2. Be still, my soul:
thy God doth undertake
To guide the future,
as He has the past.
Thy hope, thy confidence
let nothing shake;
All now mysterious
shall be bright at last.
Be still, my soul:
the waves and winds
still know His voice
Who ruled them
while He dwelt below.

3. Be still, my soul:
when dearest friends depart,
And all is darkened
in the vale of tears,
Then shalt thou better know
His love, His heart,
Who comes to soothe
thy sorrow and thy fears.
Be still, my soul:
thy Jesus can repay
From His own fullness
all He takes away.

4. Be still, my soul:
the hour is hastening on
When we shall be
forever with the Lord.
When disappointment,
grief, and fear are gone,
Sorrow forgot,
love’s purest joys restored.
Be still, my soul:
when change and tears are past,
All safe and blessed
we shall meet at last.

5. Be still, my soul:
begin the song of praise
On earth, believing,
to thy Lord on high;
Acknowledge Him
in all thy works and ways,
So shall He view
thee with a well-pleased eye.
Be still, my soul:
the Sun of life divine
Through passing clouds
shall but more brightly shine.

What encouragement do I find in these five verses?

1. Things in this world will cause my heart to stir, be grieve, to break.
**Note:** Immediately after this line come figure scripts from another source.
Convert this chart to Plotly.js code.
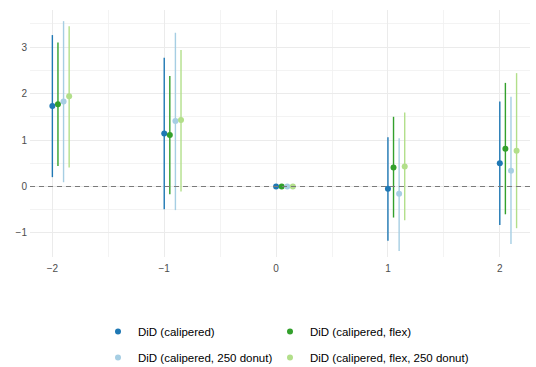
<!DOCTYPE html>
<html>
<head>
<meta charset="utf-8">
<script src="https://cdn.plot.ly/plotly-3.0.1.min.js"></script>
<style>html,body{margin:0;padding:0;background:#fff}#chart{width:536px;height:367px}</style>
</head>
<body>
<div id="chart"></div>
<script>
const periods = [-2, -1, 0, 1, 2];
const seriesNames = ["DiD (calipered)", "DiD (calipered, flex)", "DiD (calipered, 250 donut)", "DiD (calipered, flex, 250 donut)"];
const dodge = [0, 0.05, 0.10, 0.15];
const colors = ["#1f78b4", "#33a02c", "#a6cee3", "#b2df8a"];

const estCal      = [1.73, 1.14, 0, -0.05, 0.50];
const upperCal    = [3.26, 2.77, 0, 1.06, 1.83];
const lowerCal    = [0.20, -0.49, 0, -1.17, -0.83];

const estFlex     = [1.77, 1.11, 0, 0.41, 0.81];
const upperFlex   = [3.10, 2.38, 0, 1.50, 2.23];
const lowerFlex   = [0.44, -0.17, 0, -0.67, -0.60];

const estDonut    = [1.83, 1.41, 0, -0.16, 0.34];
const upperDonut  = [3.56, 3.31, 0, 1.04, 1.93];
const lowerDonut  = [0.09, -0.51, 0, -1.39, -1.24];

const estFlexDonut   = [1.94, 1.43, 0, 0.43, 0.77];
const upperFlexDonut = [3.45, 2.94, 0, 1.59, 2.44];
const lowerFlexDonut = [0.41, -0.11, 0, -0.73, -0.90];

const est = [estCal, estFlex, estDonut, estFlexDonut];
const upper = [upperCal, upperFlex, upperDonut, upperFlexDonut];
const lower = [lowerCal, lowerFlex, lowerDonut, lowerFlexDonut];
const legendOf = ["legend", "legend2", "legend3", "legend4"];

const traces = seriesNames.map((name, i) => ({
  type: "scatter",
  mode: "markers",
  name: name,
  legend: legendOf[i],
  x: periods.map(p => p + dodge[i]),
  y: est[i],
  marker: {color: colors[i], size: 6},
  error_y: {
    type: "data",
    symmetric: false,
    array: upper[i].map((u, k) => u - est[i][k]),
    arrayminus: est[i].map((e, k) => e - lower[i][k]),
    color: colors[i],
    thickness: 1.4,
    width: 0
  }
}));

const font = "Liberation Sans, Arial, sans-serif";
const legendBase = {
  orientation: "h", xref: "paper", yref: "paper", xanchor: "left", yanchor: "middle",
  font: {family: font, size: 11.5, color: "#000"},
  bgcolor: "rgba(0,0,0,0)", itemwidth: 30
};
const col1 = 0.136, col2 = 0.48, row1 = -0.302, row2 = -0.407;

const layout = {
  width: 536, height: 367,
  margin: {l: 30, r: 6, t: 10, b: 110, autoexpand: false},
  paper_bgcolor: "#fff", plot_bgcolor: "#fff",
  showlegend: true,
  legend:  Object.assign({}, legendBase, {x: col1, y: row1}),
  legend2: Object.assign({}, legendBase, {x: col2, y: row1}),
  legend3: Object.assign({}, legendBase, {x: col1, y: row2}),
  legend4: Object.assign({}, legendBase, {x: col2, y: row2}),
  xaxis: {
    range: [-2.2, 2.27],
    tickvals: periods,
    ticktext: periods.map(p => p < 0 ? "\u2212" + Math.abs(p) : String(p)),
    showgrid: true, gridcolor: "#ebebeb", gridwidth: 1,
    minor: {dtick: 0.5, tick0: 0, showgrid: true, gridcolor: "#f0f0f0", gridwidth: 0.8},
    zeroline: false, showline: false, ticks: "", ticklabelstandoff: 4,
    tickfont: {family: font, size: 10, color: "#4d4d4d"}
  },
  yaxis: {
    range: [-1.52, 3.8],
    dtick: 1, tick0: 0,
    showgrid: true, gridcolor: "#ebebeb", gridwidth: 1,
    minor: {dtick: 0.5, tick0: 0, showgrid: true, gridcolor: "#f0f0f0", gridwidth: 0.8},
    zeroline: false, showline: false, ticks: "", ticklabelstandoff: 2,
    tickfont: {family: font, size: 10, color: "#4d4d4d"}
  },
  shapes: [{
    type: "line", xref: "paper", x0: 0, x1: 1, yref: "y", y0: 0, y1: 0,
    line: {color: "#7a7a7a", width: 1.1, dash: "5px,4px"}, layer: "above"
  }]
};

Plotly.newPlot("chart", traces, layout, {displayModeBar: false, staticPlot: true});
</script>
</body>
</html>
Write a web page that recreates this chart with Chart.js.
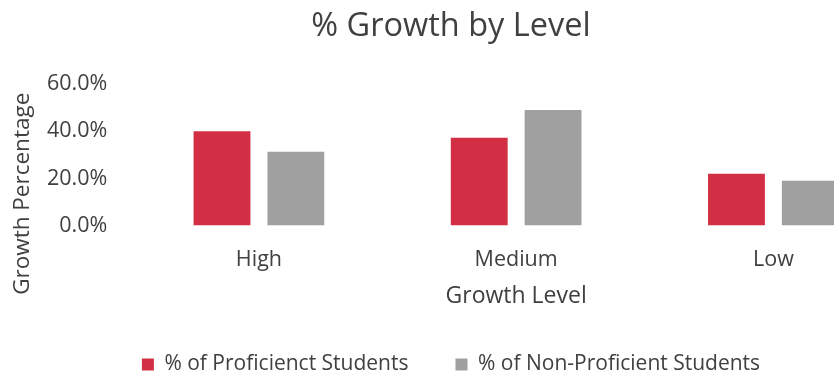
<!DOCTYPE html>
<html>
<head>
<meta charset="utf-8">
<script src="https://cdn.jsdelivr.net/npm/chart.js@4"></script>
<style>
  html, body { margin: 0; padding: 0; background: #fff; overflow: hidden; }
  #wrap { width: 908px; height: 377px; }
</style>
</head>
<body>
<div id="wrap"><canvas id="grafico"></canvas></div>
<script>
const levels = ['High', 'Medium', 'Low'];
const proficient = [0.40, 0.372, 0.22];
const nonProficient = [0.313, 0.49, 0.19];
const yTicks = [0, 0.2, 0.4, 0.6];
const yTitle = 'Growth Percentage';

const font = '"Open Sans", Lato, sans-serif';
const textColor = '#404040';

// y axis title sits a bit lower than the middle of the plot, so it is drawn by hand
const yTitlePlugin = {
  id: 'yTitle',
  afterDraw(chart) {
    const c = chart.ctx;
    const area = chart.chartArea;
    c.save();
    c.translate(23, (area.top + area.bottom) / 2 + 39);
    c.rotate(-Math.PI / 2);
    c.fillStyle = textColor;
    c.font = '22.5px ' + font;
    c.textAlign = 'center';
    c.textBaseline = 'middle';
    c.fillText(yTitle, 0, 0);
    c.restore();
  }
};

const ctx = document.getElementById('grafico').getContext('2d');

const chart = new Chart(ctx, {
  type: 'bar',
  data: {
    labels: levels,
    datasets: [
      {
        label: '% of Proficienct Students',
        data: proficient,
        backgroundColor: '#d22e44'
      },
      {
        label: '% of Non-Proficient Students',
        data: nonProficient,
        backgroundColor: '#a0a0a0'
      }
    ]
  },
  plugins: [yTitlePlugin],
  options: {
    animation: false,
    responsive: true,
    maintainAspectRatio: false,
    categoryPercentage: 0.574,
    barPercentage: 0.77,
    layout: { padding: { left: 0, right: 6, top: 0, bottom: -8 } },
    plugins: {
      title: {
        display: true,
        text: '% Growth by Level',
        color: textColor,
        font: { family: font, size: 32.5, weight: 'normal' },
        padding: { top: 7, bottom: 38 }
      },
      legend: {
        position: 'bottom',
        labels: {
          color: textColor,
          font: { family: font, size: 21 },
          boxWidth: 12,
          boxHeight: 12,
          padding: 47
        }
      },
      tooltip: { enabled: false }
    },
    scales: {
      x: {
        grid: { display: false },
        border: { display: false },
        ticks: { color: textColor, font: { family: font, size: 21.5 }, padding: 13 },
        title: {
          display: true,
          text: 'Growth Level',
          color: textColor,
          font: { family: font, size: 23 },
          padding: { top: -3, bottom: -3 }
        }
      },
      y: {
        min: 0,
        max: 0.6,
        grid: { display: false },
        border: { display: false },
        // room on the left for the hand-drawn title
        afterFit: axis => { axis.width += 32; },
        afterBuildTicks: axis => { axis.ticks = yTicks.map(v => ({ value: v })); },
        ticks: {
          color: textColor,
          font: { family: font, size: 21.5 },
          padding: 15,
          callback: v => (v * 100).toFixed(1) + '%'
        }
      }
    }
  }
});
</script>
</body>
</html>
Pain and suffering are a part of life in this fallen world.

2. God knows this better than I do, and He is ready and prepared to comfort in those times.
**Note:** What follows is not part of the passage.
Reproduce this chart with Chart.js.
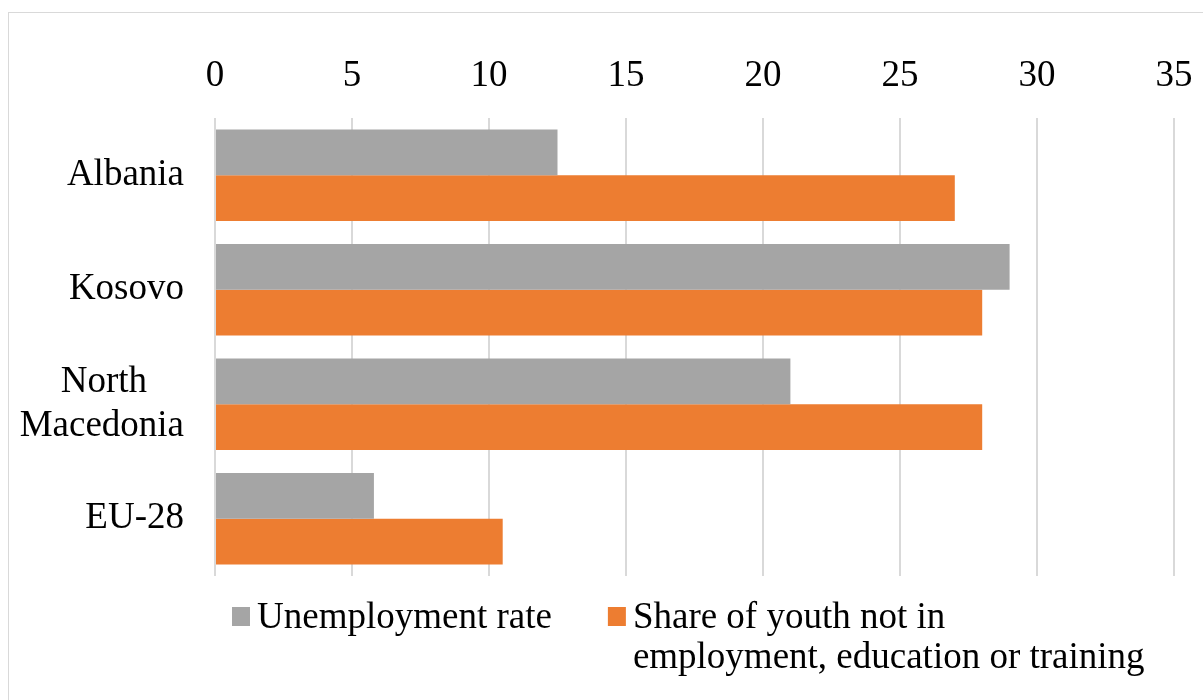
<!DOCTYPE html>
<html>
<head>
<meta charset="utf-8">
<script src="https://cdn.jsdelivr.net/npm/chart.js@4/dist/chart.umd.min.js"></script>
<style>
  html, body { margin: 0; padding: 0; background: #ffffff; }
  #wrap { position: relative; width: 1203px; height: 700px; overflow: hidden; }
  #frame { position: absolute; left: 8px; top: 12px; width: 1300px; height: 800px;
           border: 1.5px solid #d9d9d9; box-sizing: border-box; }
  #chart { position: absolute; left: 0; top: 0; }
</style>
</head>
<body>
<div id="wrap">
  <div id="frame"></div>
  <canvas id="chart" width="1203" height="700"></canvas>
</div>
<script>
const categories = ['Albania', 'Kosovo', 'North Macedonia', 'EU-28'];
const unemploymentRate = [12.5, 29.0, 21.0, 5.8];
const neetShare = [27.0, 28.0, 28.0, 10.5];
const xTickValues = [0, 5, 10, 15, 20, 25, 30, 35];
const seriesLabels = [
  ['Unemployment rate'],
  ['Share of youth not in', 'employment, education or training']
];
const seriesColors = ['#a5a5a5', '#ed7d31'];

const FONT_FAMILY = "'Liberation Serif', 'Times New Roman', serif";
const FONT_SIZE = 37;

// Multi-line category labels: centre the shorter lines over the longest one
// by padding them with trailing spaces (labels are right-aligned).
const measureCtx = document.createElement('canvas').getContext('2d');
measureCtx.font = FONT_SIZE + 'px ' + FONT_FAMILY;
function categoryLines(label) {
  const words = label.split(' ');
  if (words.length < 2 || label.length < 12) return label;
  const lines = words;
  const widths = lines.map(l => measureCtx.measureText(l).width);
  const widest = Math.max(...widths);
  const space = measureCtx.measureText(' ').width;
  return lines.map((l, i) => l + ' '.repeat(Math.round((widest - widths[i]) / 2 / space)));
}

// Legend below the plot, drawn from the datasets' own labels and colours.
const bottomLegend = {
  id: 'bottomLegend',
  afterDraw(chart) {
    const ctx = chart.ctx;
    ctx.save();
    ctx.font = FONT_SIZE + 'px ' + FONT_FAMILY;
    ctx.textBaseline = 'alphabetic';
    ctx.textAlign = 'left';
    let x = 232;
    const baseline = 628;
    const lineGap = 40;
    chart.data.datasets.forEach(ds => {
      const lines = Array.isArray(ds.label) ? ds.label : [ds.label];
      ctx.fillStyle = ds.backgroundColor;
      ctx.fillRect(x, 607, 18, 19);
      ctx.fillStyle = '#000000';
      let w = 0;
      lines.forEach((line, i) => {
        ctx.fillText(line, x + 25, baseline + i * lineGap);
        w = Math.max(w, ctx.measureText(line).width);
      });
      x += 25 + w + 56;
    });
    ctx.restore();
  }
};

new Chart(document.getElementById('chart'), {
  type: 'bar',
  data: {
    labels: categories,
    datasets: [
      { label: seriesLabels[0], data: unemploymentRate, backgroundColor: seriesColors[0] },
      { label: seriesLabels[1], data: neetShare, backgroundColor: seriesColors[1] }
    ]
  },
  options: {
    indexAxis: 'y',
    responsive: false,
    animation: false,
    categoryPercentage: 0.8,
    barPercentage: 1.0,
    layout: { padding: { left: 0, top: 0, right: 29, bottom: 124 } },
    plugins: {
      legend: { display: false },
      tooltip: { enabled: false }
    },
    scales: {
      x: {
        position: 'top',
        min: 0,
        max: 35,
        afterBuildTicks(scale) { scale.ticks = xTickValues.map(v => ({ value: v })); },
        afterFit(scale) {
          scale.height = 118;
          scale.paddingLeft = 0;
          scale.paddingRight = 0;
        },
        grid: { color: '#d9d9d9', lineWidth: 2, drawTicks: false },
        border: { display: false },
        ticks: {
          padding: 20,
          color: '#000000',
          font: { family: FONT_FAMILY, size: FONT_SIZE }
        }
      },
      y: {
        afterFit(scale) { scale.width = 215; },
        grid: { display: false, drawTicks: false },
        border: { display: false },
        ticks: {
          padding: 31,
          color: '#000000',
          font: { family: FONT_FAMILY, size: FONT_SIZE, lineHeight: 1.17 },
          callback(value) { return categoryLines(this.getLabelForValue(value)); }
        }
      }
    }
  },
  plugins: [bottomLegend]
});
</script>
</body>
</html>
3. People fail one another. But God is all knowing and is faithful to replace that which leaves with a blessing beyond imagination. There is no true loss with the Father; only great gain of something better.

4. One day, there will be no more pain, suffering, betrayal, struggle. Jesus has promised he is going to prepare a place for us and we will join him there.

5. We cannot wait until that time to begin living in that reality. We need to still our souls in the here and now, preparing ourselves for that time.

How do you still your soul in times of trouble?